Le cadet des soucis de Kasparian

Comme le révèle le rapport des délégués de la rencontre Caen-Nîmes, plus que des pots-de-vin, Nîmes fera livrer à la mi-temps du match des caisses de pinard devant le vestiaire caennais. La deuxième période s’apparente à une blague de match, où les deux équipes se satisfont du point qui maintient l’une en Ligue 2 et fait monter l’autre en Ligue 1. Si la presse semble s’émouvoir de ces révélations, du côté de la police, on s’étonne : « On a l’impression que les gens découvrent l’existence de la corruption dans le sport et le football. Il y a plein de facteurs qui nous disent que c’est très fréquent. Seulement, il est très rare de prendre les fautifs la main dans le sac. Tout porte à croire que chaque année, c’est la même rengaine : les clubs traficotent en coulisses pour grappiller les points et s’arranger entre eux. » Le 20 novembre dernier, Kasparian et Conrad sont mis en examen pour corruption active, le président de Caen, Jean-François Fortin, pour corruption passive.
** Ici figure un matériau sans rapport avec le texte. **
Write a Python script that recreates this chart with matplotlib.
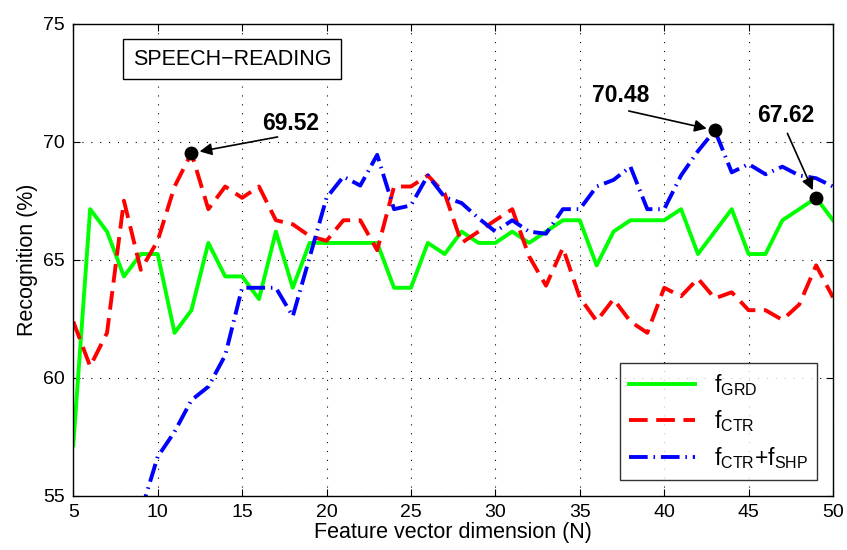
import numpy as np
import matplotlib
matplotlib.use('Agg')
import matplotlib.pyplot as plt

plt.rcParams['font.family'] = ['Liberation Sans', 'DejaVu Sans']
plt.rcParams['mathtext.fontset'] = 'custom'
plt.rcParams['mathtext.rm'] = 'Liberation Sans'

# feature vector dimension
dims = list(range(5, 51))
dims_shp = list(range(9, 51))

# recognition rates (%)
grd = [57.14, 67.14, 66.19, 64.29, 65.24, 65.24, 61.90, 62.86, 65.71, 64.29,
       64.29, 63.33, 66.19, 63.81, 65.71, 65.71, 65.71, 65.71, 65.71, 63.81,
       63.81, 65.71, 65.24, 66.19, 65.71, 65.71, 66.19, 65.71, 66.19, 66.67,
       66.67, 64.76, 66.19, 66.67, 66.67, 66.67, 67.14, 65.24, 66.19, 67.14,
       65.24, 65.24, 66.67, 67.14, 67.62, 66.67]
ctr = [62.38, 60.48, 61.90, 67.50, 64.57, 65.80, 68.10, 69.52, 67.14, 68.10,
       67.62, 68.10, 66.67, 66.50, 66.00, 65.80, 66.67, 66.67, 65.40, 68.10,
       68.10, 68.57, 67.80, 65.71, 66.19, 66.67, 67.14, 65.14, 63.90, 65.50,
       63.40, 62.40, 63.33, 62.38, 61.90, 63.81, 63.45, 64.20, 63.36, 63.62,
       62.86, 62.86, 62.45, 63.10, 64.76, 63.40]
ctr_shp = [54.30, 56.65, 57.71, 59.05, 59.62, 60.95, 63.81, 63.81, 63.81, 62.60,
           65.10, 67.62, 68.52, 68.14, 69.44, 67.14, 67.30, 68.57, 67.65, 67.40,
           66.76, 66.19, 66.67, 66.19, 66.10, 67.14, 67.14, 68.10, 68.38, 68.94,
           67.14, 67.14, 68.57, 69.60, 70.48, 68.70, 69.05, 68.62, 68.94, 68.57,
           68.45, 68.10]

# highlighted maxima: (x, y, label pos)
peaks = [(12, 69.52, 17.9, 70.75), (43, 70.48, 37.45, 71.95), (49, 67.62, 47.2, 71.1)]
arrow_tails = [(17.1, 70.2), (37.9, 71.3), (47.3, 70.35)]

fig = plt.figure(figsize=(8.47, 5.5), dpi=100)
ax = fig.add_axes([0.0865, 0.0987, 0.897, 0.8583])

ax.plot(dims, grd, color='#00ff00', lw=2.8, label=r'f$_{\mathrm{GRD}}$')
ax.plot(dims, ctr, color='#ff0000', lw=2.8, dashes=(4.8, 2.2),
        label=r'f$_{\mathrm{CTR}}$')
ax.plot(dims_shp, ctr_shp, color='#0000ff', lw=2.8,
        dashes=(4.8, 1.5, 0.4, 1.5),
        label=r'f$_{\mathrm{CTR}}$+f$_{\mathrm{SHP}}$')

for (px, py, tx, ty), (ax_, ay_) in zip(peaks, arrow_tails):
    ax.plot(px, py, 'o', color='k', ms=9, zorder=5)
    ax.annotate('', xy=(px, py), xytext=(ax_, ay_),
                arrowprops=dict(arrowstyle='-|>', color='k', lw=1.2,
                                mutation_scale=18, shrinkA=0, shrinkB=6))
    ax.text(tx, ty, '%.2f' % py, fontsize=16.5, fontweight='bold',
            ha='center', va='center')

ax.text(14.4, 73.5, 'SPEECH\u2212READING', fontsize=15.5, ha='center',
        va='center', bbox=dict(boxstyle='square,pad=0.45', fc='white',
                               ec='k', lw=1))

ax.set_xlim(5, 50)
ax.set_ylim(55, 75)
ax.set_xticks(range(5, 51, 5))
ax.set_yticks(range(55, 76, 5))
ax.tick_params(direction='in', top=True, right=True, length=5,
               labelsize=14, pad=6)
ax.grid(True, color='k', linestyle=(0, (1, 7)), lw=0.8)
for s in ax.spines.values():
    s.set_linewidth(1.0)

ax.set_xlabel('Feature vector dimension (N)', fontsize=15.5, labelpad=1)
ax.set_ylabel('Recognition (%)', fontsize=15.5, labelpad=4)

leg = ax.legend(loc='lower right', fontsize=16.5, frameon=True, fancybox=False,
                edgecolor='k', handlelength=2.9, borderaxespad=0.7,
                labelspacing=0.45)
leg.get_frame().set_linewidth(1.0)

fig.savefig('out.png', dpi=100)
Si Conrad s’est muré dans le silence, ce qui est son droit, Kasparian a, lui, tout avoué : « Sa situation avec le cercle Cadet fait qu’il est mouillé jusqu’au cou, il n’est plus tellement dans la résistance » , justifie-t-on chez les flics. Il est vrai que le Serge est incarcéré depuis octobre 2014, suite à l’affaire du cercle parisien. Plusieurs témoignages recueillis par nos soins expliquent la méthode de management plutôt brutale – une employée se plaignant de harcèlement sexuel : « Tu préfères qu’on t’envoie faire la pute au Bois de Boulogne ? » – du clan Kasparian autour du cercle de jeux parisien.

« Cela sent le roussi pour Conrad et Kasparian »

Reste désormais à connaître les sanctions pour une bande qui aurait perdu 5-1 un match normalement arrangé contre Dijon et conclu un match nul contre Caen à l’aide de caisses de vin. L’instruction devrait encore durer un an et le verdict final tomber dans deux ans. « Ce sera vraisemblablement de la correctionnelle. Conrad et Kasparian sont complices et sont mis en examen pour corruption active. Cela sent un peu le roussi pour eux. Pour Fortin, c’est différent. On parle de corruption passive. » Sur le terrain sportif, la LFP et la FFF, en fonction du résultat judiciaire, devraient avoir à intervenir, notamment si d’autres clubs se sentent lésés par cette montée caennaise et ce maintien nîmois achetés à coups de raisin, pour ce qui ressemble à une histoire de pieds nickelés. « C’est vrai qu’arranger un match au téléphone, ce n’est pas très malin. Mais la corruption est avérée. L’enquête est toujours en cours de toute façon. On n’a pas établi toutes les connexions » , acquiesce-t-on du côté de l’enquête. Jean-Marc Conrad et Serge Kasparian n’occupent désormais plus aucune fonction à Nîmes. Tout comme Jean-François Fortin, qui a démissionné de la présidence du Stade Malherbe.